Multidrug-resistant tuberculosis challenges scientists

Elizabeth Polsdofer

While the battle of the future of America’s healthcare is being waged in the political sphere, the battle for several million lives is being waged by doctors and scientists all over the world as a strain of multidrug-resistant tuberculosis has emerged. This new strain is completely resistant to antibiotics and therefore is untreatable.

Ed Yu, a researcher at the U.S. Department of Energy’s Ames Laboratory and professor at Iowa State, is working on discovering the reason tuberculosis is now drug resistant.

“Nine million people are infected each year and also 2 million people will die because of that each year as well. In terms of infectious disease this is second to HIV,” Yu said. “We are just working on basic research in our lab. We try to understand the mechanism that interferes with the effectiveness of the drug.”

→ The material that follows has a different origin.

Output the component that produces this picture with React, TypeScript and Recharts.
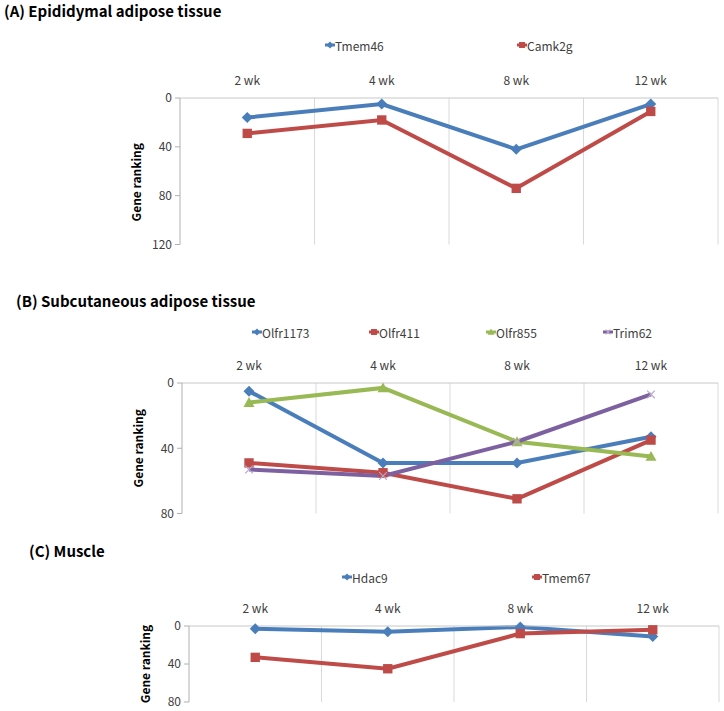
import { CartesianGrid, Label, Legend, Line, LineChart, XAxis, YAxis } from "recharts";

const weeks = ["2 wk", "4 wk", "8 wk", "12 wk"];

// (A) Epididymal adipose tissue
const tmem46 = [16, 5, 42, 5];
const camk2g = [29, 18, 74, 11];

// (B) Subcutaneous adipose tissue
const olfr1173 = [5, 49, 49, 33];
const olfr411 = [49, 55, 71, 35];
const olfr855 = [12, 3, 36, 45];
const trim62 = [53, 57, 36, 7];

// (C) Muscle
const hdac9 = [3, 6, 1, 11];
const tmem67 = [33, 45, 8, 4];

const ticksA = [0, 40, 80, 120];
const ticksBC = [0, 40, 80];

const BLUE = "#4a7ebb";
const RED = "#be4b48";
const GREEN = "#98b954";
const PURPLE = "#7d60a0";

const FONT = '"Noto Sans CJK KR", "Noto Sans", sans-serif';
const X_AXIS_H = 24;
const Y_AXIS_W = 50;

type Shape = "diamond" | "square" | "triangle" | "cross";

interface Series {
  key: string;
  name: string;
  values: number[];
  color: string;
  shape: Shape;
}

function Marker({ shape, cx, cy, color, r }: { shape: Shape; cx: number; cy: number; color: string; r: number }) {
  if (shape === "diamond") {
    return <polygon points={`${cx},${cy - r} ${cx + r},${cy} ${cx},${cy + r} ${cx - r},${cy}`} fill={color} />;
  }
  if (shape === "square") {
    const h = r * 0.85;
    return <rect x={cx - h} y={cy - h} width={h * 2} height={h * 2} fill={color} />;
  }
  if (shape === "triangle") {
    return <polygon points={`${cx},${cy - r} ${cx + r},${cy + r * 0.8} ${cx - r},${cy + r * 0.8}`} fill={color} />;
  }
  const d = r * 0.7;
  return (
    <g stroke="#b7a6cc" strokeWidth={1.2}>
      <line x1={cx - d} y1={cy - d} x2={cx + d} y2={cy + d} />
      <line x1={cx - d} y1={cy + d} x2={cx + d} y2={cy - d} />
    </g>
  );
}

function makeDot(s: Series) {
  return (props: any) => {
    const { cx, cy, index } = props;
    if (cx == null || cy == null) return <g key={`${s.key}-${index}`} />;
    return (
      <g key={`${s.key}-${index}`}>
        <Marker shape={s.shape} cx={cx} cy={cy} color={s.color} r={5.5} />
      </g>
    );
  };
}

function SeriesLegend({ series, startX, step }: { series: Series[]; startX: number; step: number }) {
  return (
    <div style={{ position: "relative", height: 16, fontFamily: FONT }}>
      {series.map((s, i) => (
        <div
          key={s.key}
          style={{
            position: "absolute",
            left: startX + i * step,
            top: 0,
            height: 16,
            display: "flex",
            alignItems: "center",
            fontSize: 12,
            color: "#404040",
            whiteSpace: "nowrap",
          }}
        >
          <svg width={10} height={10}>
            <line x1={0} y1={5} x2={10} y2={5} stroke={s.color} strokeWidth={3} />
            <Marker shape={s.shape} cx={5} cy={5} color={s.color} r={3.5} />
          </svg>
          <span>{s.name}</span>
        </div>
      ))}
    </div>
  );
}

interface PanelProps {
  title: string;
  titleLeft: number;
  titleY: number;
  titleWeight: number;
  top: number;
  height: number;
  plotTop: number;
  plotBottom: number;
  plotLeft: number;
  plotRight: number;
  yMax: number;
  yTicks: number[];
  series: Series[];
  legendY: number;
  legendX: number;
  legendStep: number;
  labelShift: number;
}

function Panel(p: PanelProps) {
  const rows = weeks.map((w, i) => {
    const row: Record<string, string | number> = { week: w };
    p.series.forEach((s) => {
      row[s.key] = s.values[i];
    });
    return row;
  });
  const plotW = p.plotRight - p.plotLeft;
  const pad = plotW / (weeks.length * 2);
  const margin = {
    top: p.plotTop - p.top - X_AXIS_H,
    bottom: p.top + p.height - p.plotBottom,
    left: p.plotLeft - Y_AXIS_W,
    right: 724 - p.plotRight,
  };

  return (
    <>
      <div
        style={{
          position: "absolute",
          left: p.titleLeft,
          top: p.titleY - 10,
          height: 20,
          lineHeight: "20px",
          fontSize: 15,
          fontWeight: p.titleWeight,
          color: "#000",
          fontFamily: FONT,
          whiteSpace: "nowrap",
          zIndex: 1,
        }}
      >
        {p.title}
      </div>
      <div style={{ position: "absolute", left: 0, top: p.top }}>
        <LineChart width={724} height={p.height} data={rows} margin={margin}>
          <CartesianGrid
            horizontal={false}
            stroke="#d9d9d9"
            verticalCoordinatesGenerator={({ offset }: any) =>
              weeks.map((_, i) => offset.left + (offset.width * (i + 1)) / weeks.length)
            }
          />
          <XAxis
            dataKey="week"
            orientation="top"
            height={X_AXIS_H}
            interval={0}
            padding={{ left: pad, right: pad }}
            axisLine={{ stroke: "#c8c8c8" }}
            tickLine={false}
            tickSize={0}
            tickMargin={13}
            tick={{ fontSize: 12, fill: "#404040", fontFamily: FONT }}
          />
          <YAxis
            reversed
            type="number"
            domain={[0, p.yMax]}
            ticks={p.yTicks}
            interval={0}
            width={Y_AXIS_W}
            axisLine={{ stroke: "#b0b0b0" }}
            tickLine={{ stroke: "#b0b0b0" }}
            tickSize={5}
            tickMargin={3}
            tick={{ fontSize: 12, fill: "#404040", fontFamily: FONT }}
          >
            <Label
              content={(lp: any) => {
                const vb = lp.viewBox || {};
                const x = vb.x + vb.width - 45;
                const y = vb.y + vb.height / 2 + p.labelShift;
                return (
                  <text
                    x={x}
                    y={y}
                    transform={`rotate(-90 ${x} ${y})`}
                    textAnchor="middle"
                    dominantBaseline="central"
                    fontSize={12}
                    fontWeight={700}
                    fontFamily={FONT}
                    fill="#000"
                  >
                    Gene ranking
                  </text>
                );
              }}
            />
          </YAxis>
          <Legend
            verticalAlign="middle"
            align="center"
            layout="horizontal"
            wrapperStyle={{ top: p.legendY - p.top - 8, left: 0, width: 724 }}
            content={() => <SeriesLegend series={p.series} startX={p.legendX} step={p.legendStep} />}
          />
          {p.series.map((s) => (
            <Line
              key={s.key}
              type="linear"
              dataKey={s.key}
              name={s.name}
              stroke={s.color}
              strokeWidth={4}
              dot={makeDot(s)}
              activeDot={false}
              isAnimationActive={false}
            />
          ))}
        </LineChart>
      </div>
    </>
  );
}

const seriesA: Series[] = [
  { key: "tmem46", name: "Tmem46", values: tmem46, color: BLUE, shape: "diamond" },
  { key: "camk2g", name: "Camk2g", values: camk2g, color: RED, shape: "square" },
];

const seriesB: Series[] = [
  { key: "olfr1173", name: "Olfr1173", values: olfr1173, color: BLUE, shape: "diamond" },
  { key: "olfr411", name: "Olfr411", values: olfr411, color: RED, shape: "square" },
  { key: "olfr855", name: "Olfr855", values: olfr855, color: GREEN, shape: "triangle" },
  { key: "trim62", name: "Trim62", values: trim62, color: PURPLE, shape: "cross" },
];

const seriesC: Series[] = [
  { key: "hdac9", name: "Hdac9", values: hdac9, color: BLUE, shape: "diamond" },
  { key: "tmem67", name: "Tmem67", values: tmem67, color: RED, shape: "square" },
];

export default function App() {
  return (
    <div
      style={{
        position: "absolute",
        left: 0,
        top: 0,
        width: 724,
        height: 711,
        background: "#fff",
        fontFamily: FONT,
        overflow: "hidden",
      }}
    >
      <Panel
        title="(A) Epididymal adipose tissue"
        titleLeft={4}
        titleY={11}
        titleWeight={700}
        top={0}
        height={270}
        plotTop={98}
        plotBottom={244.5}
        plotLeft={180}
        plotRight={718}
        yMax={120}
        yTicks={ticksA}
        series={seriesA}
        legendY={45}
        legendX={325}
        legendStep={192}
        labelShift={11}
      />
      <Panel
        title="(B) Subcutaneous adipose tissue"
        titleLeft={16}
        titleY={301}
        titleWeight={600}
        top={280}
        height={250}
        plotTop={383}
        plotBottom={513.5}
        plotLeft={182}
        plotRight={718}
        yMax={80}
        yTicks={ticksBC}
        series={seriesB}
        legendY={332}
        legendX={252}
        legendStep={117}
        labelShift={0}
      />
      <Panel
        title="(C) Muscle"
        titleLeft={29}
        titleY={551}
        titleWeight={600}
        top={535}
        height={176}
        plotTop={626}
        plotBottom={702}
        plotLeft={189}
        plotRight={719}
        yMax={80}
        yTicks={ticksBC}
        series={seriesC}
        legendY={577}
        legendX={342}
        legendStep={190}
        labelShift={0}
      />
    </div>
  );
}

Normally, when an antibiotic enters the body, the tuberculosis bacteria would absorb the antibiotic. Like a rat eating rat poison, the bacteria would “eat” the antibiotic and would, consequently, die. The problem with the new strain of tuberculosis is that it now knows better and is able to spit out the rat poison — the antibiotics — when it knows what it has eaten.

“Bacteria have these things called pumps that exist that span the membrane and these pumps allow certain molecules to come in and they also allow certain molecules to go out,” said Guru Rao, the professor and chair of the Roy J. Carver Department of Biochemistry, Biophysics and Molecular Biology. “Over the last 30-35 years these bacteria have become resistant to various drugs that have been treated by antibiotics. The reason they have become resistant is possibly because these pumps have mutated.”

Rao and Yu said these mutations have occurred because of misuse of antibiotics. Whenever a patient receives antibiotics, their doctor tells them to continue taking the full course of antibiotics, even if the patient feels better after a day or two. The patient feels better because the antibiotics have killed off most of the bacteria, but the problem lies in the remaining bacteria. The surviving bacteria need to be killed off, if they are left alive, they will evolve and come back with a vengeance.

“We misuse antibiotics, that’s one thing. The way tuberculosis evolved into multi-drug resistance is during the treatment we didn’t treat the patient well enough,” Yu said. “Say they didn’t use enough dosage or during the treatment, it’s a long treatment that takes six months, for the first two months the patient feels better and then they don’t use the antibiotics anymore.”

“Drug resistance is a big thing,” Rao said. “I don’t know how long we’ll be able to give that pink medicine to our kids.”

How does one begin to combat a bacteria that is resistant to every antibiotic known to man? That’s where Yu comes in. The focus of Yu’s work is to help understand the pumps of the tuberculosis so scientists can create an antibiotic that the tuberculous bacteria cannot cough up.

“Shape matters in biology and bacteria have developed these sophisticated mechanisms for removing toxic materials from themselves,” Rao said. “Understanding how these molecules come together and looking at the 3-dimensional structure allows us now to design new molecules that will allow us to prevent the bacteria from becoming resistant.”

Rao said that the process to make antibiotics — the research Yu does — is groundbreaking.

“It’s a phenomenal piece of work. This is really important stuff. I think it’s a great credit to [Yu] and the institution that we have something like this happening here. [Yu] is remarkably understated about this whole thing,” Rao said. “This is phenomenal stuff; this gives me goosebumps.”